╭──

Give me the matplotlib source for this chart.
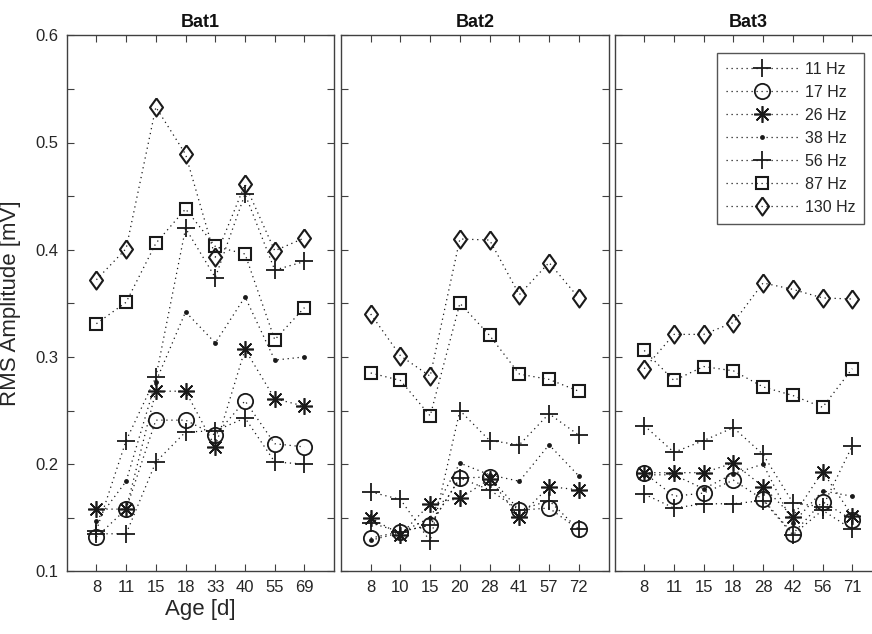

╰──
╭──

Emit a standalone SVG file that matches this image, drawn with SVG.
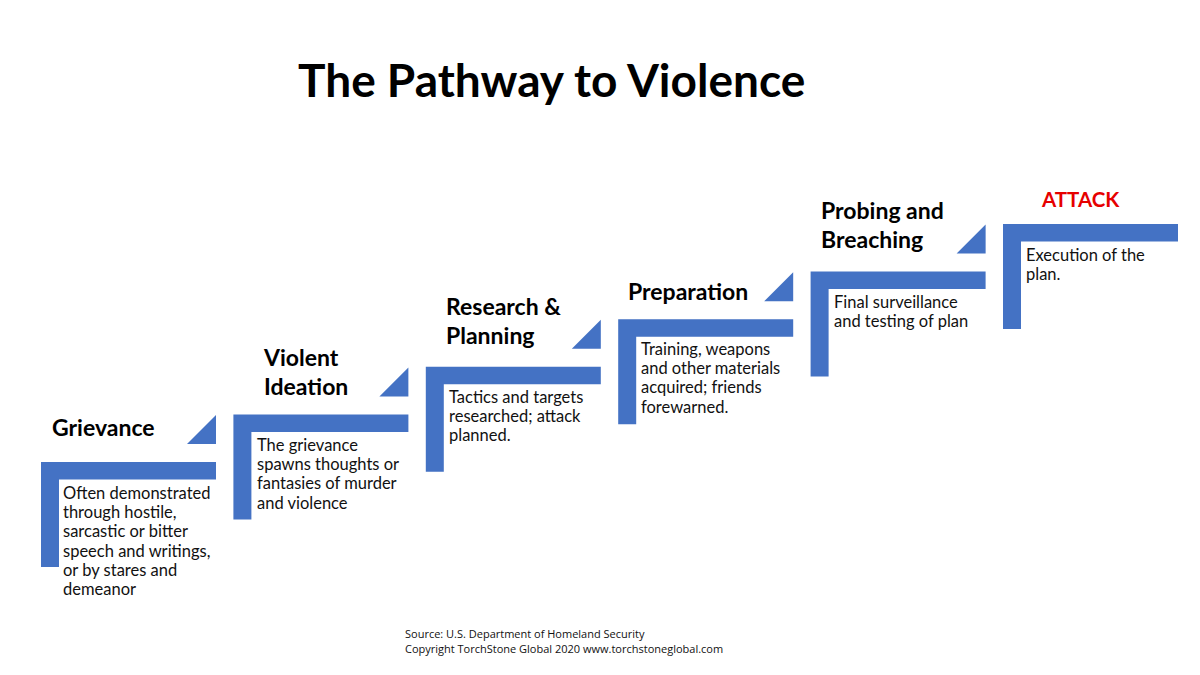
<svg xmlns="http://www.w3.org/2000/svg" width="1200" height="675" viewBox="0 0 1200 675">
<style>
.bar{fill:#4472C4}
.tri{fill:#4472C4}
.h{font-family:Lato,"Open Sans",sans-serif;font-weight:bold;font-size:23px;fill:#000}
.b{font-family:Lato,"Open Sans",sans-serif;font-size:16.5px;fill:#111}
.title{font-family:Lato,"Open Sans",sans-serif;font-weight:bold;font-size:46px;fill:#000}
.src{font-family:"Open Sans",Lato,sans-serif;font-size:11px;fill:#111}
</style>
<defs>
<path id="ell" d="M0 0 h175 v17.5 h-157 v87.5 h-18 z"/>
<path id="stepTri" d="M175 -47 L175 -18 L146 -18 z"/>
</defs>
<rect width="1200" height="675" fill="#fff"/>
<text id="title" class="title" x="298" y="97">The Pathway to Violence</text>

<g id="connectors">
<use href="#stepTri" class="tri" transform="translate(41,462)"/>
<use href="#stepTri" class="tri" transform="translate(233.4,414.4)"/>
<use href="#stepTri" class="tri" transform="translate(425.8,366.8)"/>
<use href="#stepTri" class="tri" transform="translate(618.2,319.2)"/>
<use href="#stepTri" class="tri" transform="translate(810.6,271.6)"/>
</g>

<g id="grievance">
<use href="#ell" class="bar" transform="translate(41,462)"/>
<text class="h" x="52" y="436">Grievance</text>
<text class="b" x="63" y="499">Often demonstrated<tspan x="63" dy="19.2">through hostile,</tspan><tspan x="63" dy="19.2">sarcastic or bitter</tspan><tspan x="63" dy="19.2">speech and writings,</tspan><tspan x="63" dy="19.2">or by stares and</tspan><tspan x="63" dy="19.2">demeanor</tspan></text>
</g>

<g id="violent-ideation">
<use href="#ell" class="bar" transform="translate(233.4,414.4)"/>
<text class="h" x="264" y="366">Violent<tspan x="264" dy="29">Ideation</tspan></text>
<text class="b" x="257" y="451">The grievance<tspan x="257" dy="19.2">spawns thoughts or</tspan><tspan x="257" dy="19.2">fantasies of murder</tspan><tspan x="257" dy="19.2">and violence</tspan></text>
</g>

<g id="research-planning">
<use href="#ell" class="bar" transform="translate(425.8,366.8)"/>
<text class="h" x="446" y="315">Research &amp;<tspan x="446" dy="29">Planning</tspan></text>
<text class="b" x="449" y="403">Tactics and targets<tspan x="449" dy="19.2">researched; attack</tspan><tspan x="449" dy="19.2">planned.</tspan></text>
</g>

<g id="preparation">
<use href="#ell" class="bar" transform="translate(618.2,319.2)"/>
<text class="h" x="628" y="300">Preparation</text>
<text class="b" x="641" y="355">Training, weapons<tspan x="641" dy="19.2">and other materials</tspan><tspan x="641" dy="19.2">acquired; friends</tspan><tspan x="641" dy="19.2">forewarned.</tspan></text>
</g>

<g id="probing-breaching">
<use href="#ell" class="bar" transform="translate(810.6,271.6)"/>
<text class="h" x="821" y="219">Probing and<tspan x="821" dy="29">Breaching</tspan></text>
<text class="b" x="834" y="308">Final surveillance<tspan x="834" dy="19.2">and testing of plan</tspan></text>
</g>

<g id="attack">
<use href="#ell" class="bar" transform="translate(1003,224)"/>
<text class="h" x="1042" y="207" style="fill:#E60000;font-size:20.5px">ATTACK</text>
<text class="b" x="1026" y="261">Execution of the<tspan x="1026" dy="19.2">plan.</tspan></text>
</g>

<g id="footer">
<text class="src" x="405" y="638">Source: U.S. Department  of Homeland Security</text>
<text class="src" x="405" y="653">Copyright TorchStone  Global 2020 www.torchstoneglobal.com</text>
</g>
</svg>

╰──

-- TASK BRIEF --
Using the listing, copy every line where the word "this" shows up.

-- ANSWER TO THE EXERCISE --
Give me the matplotlib source for this chart.
Emit a standalone SVG file that matches this image, drawn with SVG.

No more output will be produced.